It is one of the greatest what-ifs of Irish history. In the summer of 1940, the Luftwaffe prepared to launch its blitz over London and Nazi forces swept across Europe. British officials quietly proposed something unthinkable. A United Ireland, on the condition Éamon de Valera abandon neutrality and bring Ireland into the war.
Recently released documents from the Public Record Office in London reveal just how far Britain was willing to go. The proposal included an immediate declaration accepting “the principle” of Irish unity, the formation of a Joint Defence Council, and a constitutional body to negotiate the merger of Northern Ireland and the South. It was bold. It was desperate. And it failed.
At the heart of the plan was Malcolm MacDonald, the British Secretary of State for the Colonies, dispatched to Dublin for ten tense days of private talks. MacDonald dined with Dev, flanked by key cabinet members Seán Lemass and Frank Aiken. McDonald laid out a vision that, in his words, could make a united Ireland a reality “within a comparatively short period of time.”
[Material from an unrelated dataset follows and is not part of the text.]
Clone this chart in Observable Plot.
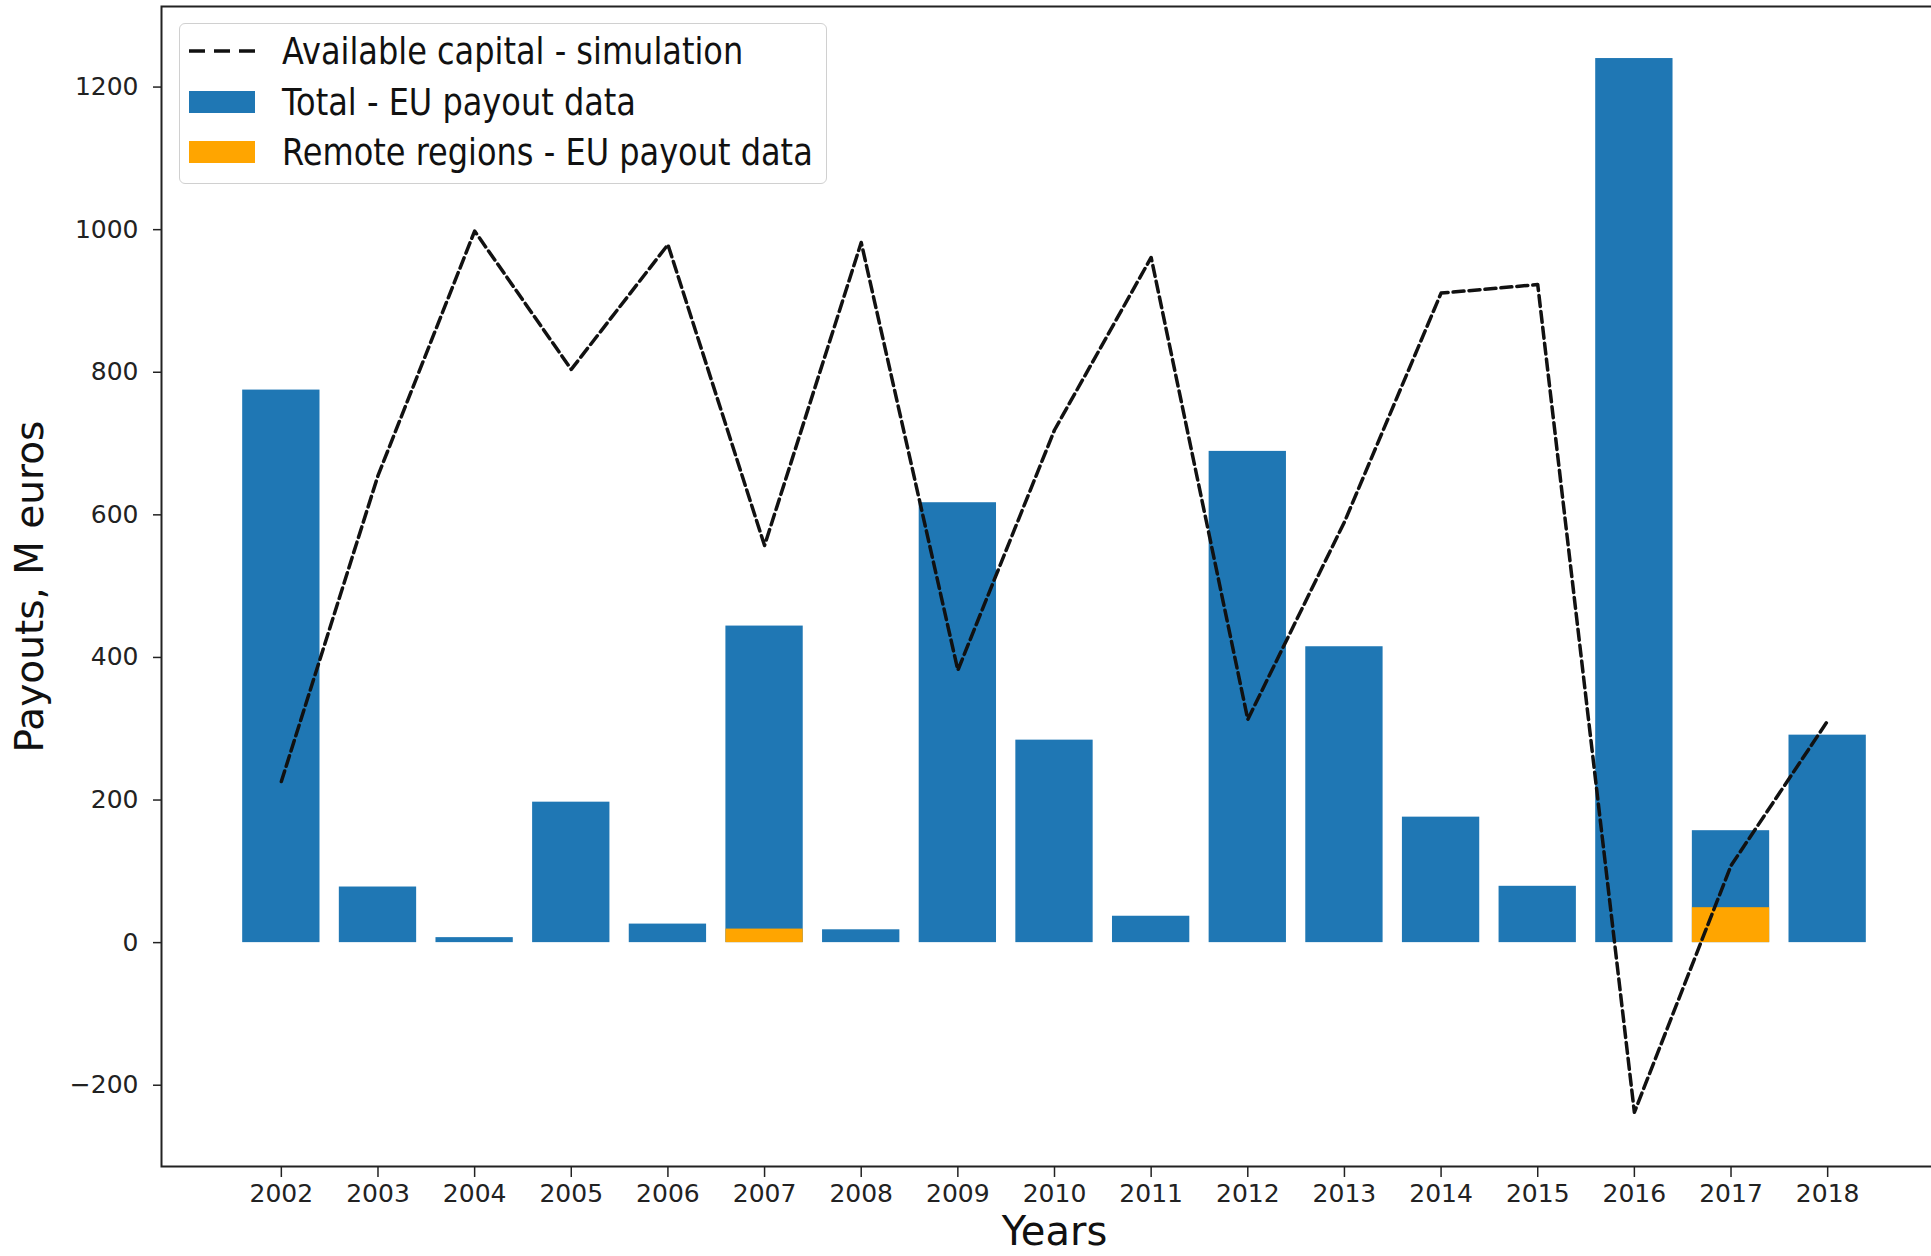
<!DOCTYPE html>
<html>
<head>
<meta charset="utf-8">
<script src="https://cdn.jsdelivr.net/npm/d3@7"></script>
<script src="https://cdn.jsdelivr.net/npm/@observablehq/plot@0.6"></script>
<style>
  html, body { margin: 0; padding: 0; background: #fff; overflow: hidden; }
  #wrap { position: relative; width: 1931px; height: 1256px; overflow: hidden; }
  #wrap > svg { max-width: none !important; width: 1960px !important; height: 1256px !important; display: block; }
  #legend {
    position: absolute; left: 179px; top: 23px; width: 646px; height: 159px;
    border: 1.5px solid #d0d0d0; border-radius: 6px; background: rgba(255,255,255,0.85);
    font-family: "DejaVu Sans", sans-serif; color: #111;
  }
  #legend .row { position: absolute; left: 0; height: 40px; width: 100%; }
  #legend .lab { position: absolute; left: 102px; top: 0; line-height: 40px; font-size: 32px;
    white-space: nowrap; transform: scaleY(1.17); transform-origin: left center; }
  #legend svg { position: absolute; left: 9px; top: 0; }
</style>
</head>
<body>
<div id="wrap"></div>
<script>
// ---- data ----
const years   = [2002, 2003, 2004, 2005, 2006, 2007, 2008, 2009, 2010, 2011, 2012, 2013, 2014, 2015, 2016, 2017, 2018];
const total   = [775, 78, 7, 197, 26, 444, 18, 617, 284, 37, 689, 415, 176, 79, 1240, 157, 291];
const remote  = [0, 0, 0, 0, 0, 19, 0, 0, 0, 0, 0, 0, 0, 0, 0, 49, 0];
const capital = [226, 655, 998, 804, 979, 557, 982, 382, 719, 961, 313, 590, 911, 923, -238, 108, 311];
const yTicks  = [-200, 0, 200, 400, 600, 800, 1000, 1200];
const seriesNames = ["Available capital - simulation", "Total - EU payout data", "Remote regions - EU payout data"];
const xLabel = "Years";
const yLabel = "Payouts, M euros";

const data = years.map((y, i) => ({year: y, total: total[i], remote: remote[i], capital: capital[i]}));
const barHalf = 0.4;
const fmtY = d => d < 0 ? "\u2212" + String(-d) : String(d);

const chart = Plot.plot({
  width: 1960,
  height: 1256,
  marginLeft: 161,
  marginRight: 13,
  marginTop: 6,
  marginBottom: 90,
  style: {fontFamily: "DejaVu Sans", fontSize: "25px", color: "#222", background: "#fff", maxWidth: "none"},
  x: {type: "linear", domain: [2000.76, 2019.24]},
  y: {type: "linear", domain: [-314, 1313]},
  marks: [
    Plot.rectY(data, {x1: d => d.year - barHalf, x2: d => d.year + barHalf, y1: 0, y2: "total", fill: "#1f77b4"}),
    Plot.rectY(data.filter(d => d.remote > 0), {x1: d => d.year - barHalf, x2: d => d.year + barHalf, y1: 0, y2: "remote", fill: "#ffa500"}),
    Plot.line(data, {x: "year", y: "capital", stroke: "#111", strokeWidth: 3.5, strokeDasharray: "11,5"}),
    Plot.frame({stroke: "#222", strokeWidth: 2}),
    Plot.axisX({ticks: years, tickFormat: d => String(d), tickSize: 11, tickPadding: 7, strokeWidth: 1.5, fontSize: 25, label: null}),
    Plot.axisY({ticks: yTicks, tickFormat: fmtY, tickSize: 8, tickPadding: 15, strokeWidth: 1.5, fontSize: 25, label: null}),
    Plot.text([xLabel], {text: d => d, frameAnchor: "bottom", dy: 78, lineAnchor: "bottom", fontSize: 40, fill: "#111"}),
    Plot.text([yLabel], {text: d => d, frameAnchor: "left", dx: -119, rotate: -90, textAnchor: "middle", lineAnchor: "bottom", fontSize: 39, fill: "#111"})
  ]
});

const wrap = document.getElementById("wrap");
wrap.appendChild(chart);

// legend (matplotlib-style, inside the axes, upper left)
const legend = document.createElement("div");
legend.id = "legend";
const rows = [
  {name: seriesNames[0], kind: "line", top: 7},
  {name: seriesNames[1], kind: "patch", fill: "#1f77b4", top: 58},
  {name: seriesNames[2], kind: "patch", fill: "#ffa500", top: 108}
];
for (const r of rows) {
  const row = document.createElement("div");
  row.className = "row";
  row.style.top = r.top + "px";
  const svg = d3.create("svg").attr("width", 66).attr("height", 40);
  if (r.kind === "line") {
    svg.append("line").attr("x1", 0).attr("x2", 66).attr("y1", 20).attr("y2", 20)
      .attr("stroke", "#111").attr("stroke-width", 3.5).attr("stroke-dasharray", "16,9");
  } else {
    svg.append("rect").attr("x", 0).attr("y", 9).attr("width", 66).attr("height", 22).attr("fill", r.fill);
  }
  row.appendChild(svg.node());
  const lab = document.createElement("div");
  lab.className = "lab";
  lab.textContent = r.name;
  row.appendChild(lab);
  legend.appendChild(row);
}
wrap.appendChild(legend);
</script>
</body>
</html>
But there was a catch. Dublin would have to renounce our treasured neutrality. British troops, ships, and aircraft would be granted access to Irish territory. Ports like Cobh and Berehaven, once critical under the Treaty Ports agreement, would be reopened to the Royal Navy. And though de Valera was offered the option of remaining “non-belligerent,” the practical effect was clear. Ireland would become an active participant in the Allied war effort.
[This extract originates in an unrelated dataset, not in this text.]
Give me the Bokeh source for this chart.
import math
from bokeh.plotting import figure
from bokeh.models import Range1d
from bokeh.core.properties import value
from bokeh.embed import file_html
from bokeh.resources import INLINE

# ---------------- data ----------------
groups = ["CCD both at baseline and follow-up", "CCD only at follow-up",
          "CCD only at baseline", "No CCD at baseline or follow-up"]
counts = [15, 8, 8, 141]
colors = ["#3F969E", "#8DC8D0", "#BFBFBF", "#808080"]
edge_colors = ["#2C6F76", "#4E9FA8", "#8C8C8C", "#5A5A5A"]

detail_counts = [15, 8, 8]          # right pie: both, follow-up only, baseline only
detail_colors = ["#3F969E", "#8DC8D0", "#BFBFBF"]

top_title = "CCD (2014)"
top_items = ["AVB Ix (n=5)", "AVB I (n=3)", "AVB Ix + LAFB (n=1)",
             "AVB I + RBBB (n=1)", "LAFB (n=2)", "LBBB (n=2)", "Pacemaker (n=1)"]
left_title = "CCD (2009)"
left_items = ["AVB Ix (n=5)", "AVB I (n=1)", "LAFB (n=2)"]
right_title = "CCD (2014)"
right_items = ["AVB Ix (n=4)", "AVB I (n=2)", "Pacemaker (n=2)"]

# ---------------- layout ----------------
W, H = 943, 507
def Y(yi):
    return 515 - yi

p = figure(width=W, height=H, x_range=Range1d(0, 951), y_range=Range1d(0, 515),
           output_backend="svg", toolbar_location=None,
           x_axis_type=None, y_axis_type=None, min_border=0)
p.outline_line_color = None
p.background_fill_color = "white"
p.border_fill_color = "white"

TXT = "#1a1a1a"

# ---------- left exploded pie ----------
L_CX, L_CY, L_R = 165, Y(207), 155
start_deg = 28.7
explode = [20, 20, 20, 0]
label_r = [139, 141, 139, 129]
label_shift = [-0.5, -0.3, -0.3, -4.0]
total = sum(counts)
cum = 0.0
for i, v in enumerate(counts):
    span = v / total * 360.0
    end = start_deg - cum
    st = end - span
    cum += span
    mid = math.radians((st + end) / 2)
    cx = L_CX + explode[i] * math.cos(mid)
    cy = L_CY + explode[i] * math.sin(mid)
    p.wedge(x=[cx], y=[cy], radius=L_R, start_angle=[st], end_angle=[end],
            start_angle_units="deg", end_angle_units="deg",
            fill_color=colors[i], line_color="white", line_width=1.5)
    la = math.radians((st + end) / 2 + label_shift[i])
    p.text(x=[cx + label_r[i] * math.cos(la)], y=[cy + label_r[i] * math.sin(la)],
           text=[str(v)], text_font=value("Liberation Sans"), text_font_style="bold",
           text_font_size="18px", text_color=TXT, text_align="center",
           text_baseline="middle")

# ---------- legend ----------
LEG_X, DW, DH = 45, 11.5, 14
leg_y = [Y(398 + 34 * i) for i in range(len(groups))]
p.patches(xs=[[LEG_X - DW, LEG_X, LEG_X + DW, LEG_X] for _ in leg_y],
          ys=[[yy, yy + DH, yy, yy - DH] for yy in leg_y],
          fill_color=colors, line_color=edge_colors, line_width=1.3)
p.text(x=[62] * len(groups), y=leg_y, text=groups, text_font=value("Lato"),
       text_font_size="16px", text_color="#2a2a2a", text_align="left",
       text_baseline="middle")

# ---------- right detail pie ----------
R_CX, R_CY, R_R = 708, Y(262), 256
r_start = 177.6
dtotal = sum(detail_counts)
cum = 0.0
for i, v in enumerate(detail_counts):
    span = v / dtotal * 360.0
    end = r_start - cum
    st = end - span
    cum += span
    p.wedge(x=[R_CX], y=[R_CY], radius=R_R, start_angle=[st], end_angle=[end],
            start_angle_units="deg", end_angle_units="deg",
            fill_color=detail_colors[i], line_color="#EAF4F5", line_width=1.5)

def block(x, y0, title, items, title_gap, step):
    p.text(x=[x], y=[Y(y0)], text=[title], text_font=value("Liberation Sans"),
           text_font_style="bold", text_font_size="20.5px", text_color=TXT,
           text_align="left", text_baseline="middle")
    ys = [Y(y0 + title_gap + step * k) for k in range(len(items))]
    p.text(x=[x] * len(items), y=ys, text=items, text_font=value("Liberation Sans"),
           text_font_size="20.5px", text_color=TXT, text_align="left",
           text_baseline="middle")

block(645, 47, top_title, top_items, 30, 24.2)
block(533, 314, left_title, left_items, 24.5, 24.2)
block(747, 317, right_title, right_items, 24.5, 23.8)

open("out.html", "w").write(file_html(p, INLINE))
For Churchill, the Western Approaches were vital in the Battle of the Atlantic. German U-boats were choking Britain’s supply lines. Irish ports could offer lifelines. But for de Valera, the stakes were existential. He listened. He debated. And he refused. Why? Because de Valera did not trust Britain to deliver.
As he told MacDonald on the 26th of June, the proposal was a “deferred payment". A promissory note, not a guarantee. Lemass likewise pointed out the lack of immediate action on unity. And when MacDonald admitted that London “would not and could not march troops into the six counties to force a policy upon their government,” the illusion cracked.
There would be no coercion of Unionists. No swift reunification. Only a vague hope that the North might voluntarily agree to dissolve itself. Aiken questioned whether Britain’s security could be safeguarded even if Ireland remained neutral. But MacDonald dismissed the idea, calling Northern Ireland’s role in the war “most valuable.”
And yet MacDonald pushed further. Dropping his official role, he appealed personally. As a man who claimed to support Irish unity. He warned that if Éire stayed out of the war, if it was seen to “contribute to German strength by doing so,” then after the war “none of us in Britain would be very concerned to create a united Ireland.” Dev argued that accepting British troops on Irish soil would fracture the nation and provoke the very fate they hoped to avoid, a German bombardment. “They would bomb Dublin,” he said simply.
And he wasn’t wrong. A German air raid did hit the North Strand in 1941, killing 28 and injuring hundreds. Neutrality didnt offer perfect safety, but joining the Allies couldve made Éire a battlefield. De Valera had other doubts. He believed Britain might lose the war. Within Fianna Fáil, there were tensions over any policy that smelled of renewed submission to Britain.
And there was the lingering trauma of partition itself. In the end, the offer vanished into the fog of war. Unionist Prime Minister James Craig in the North was incensed when he learned of it. Perfidious Albion moved on.
Dev kept Ireland out of the war, despite Churchill’s later frustrations. But for a brief lunchtime, Britain offered a united Ireland, in exchange for war. It might have changed everything. Or, as de Valera feared, it might have changed nothing at all.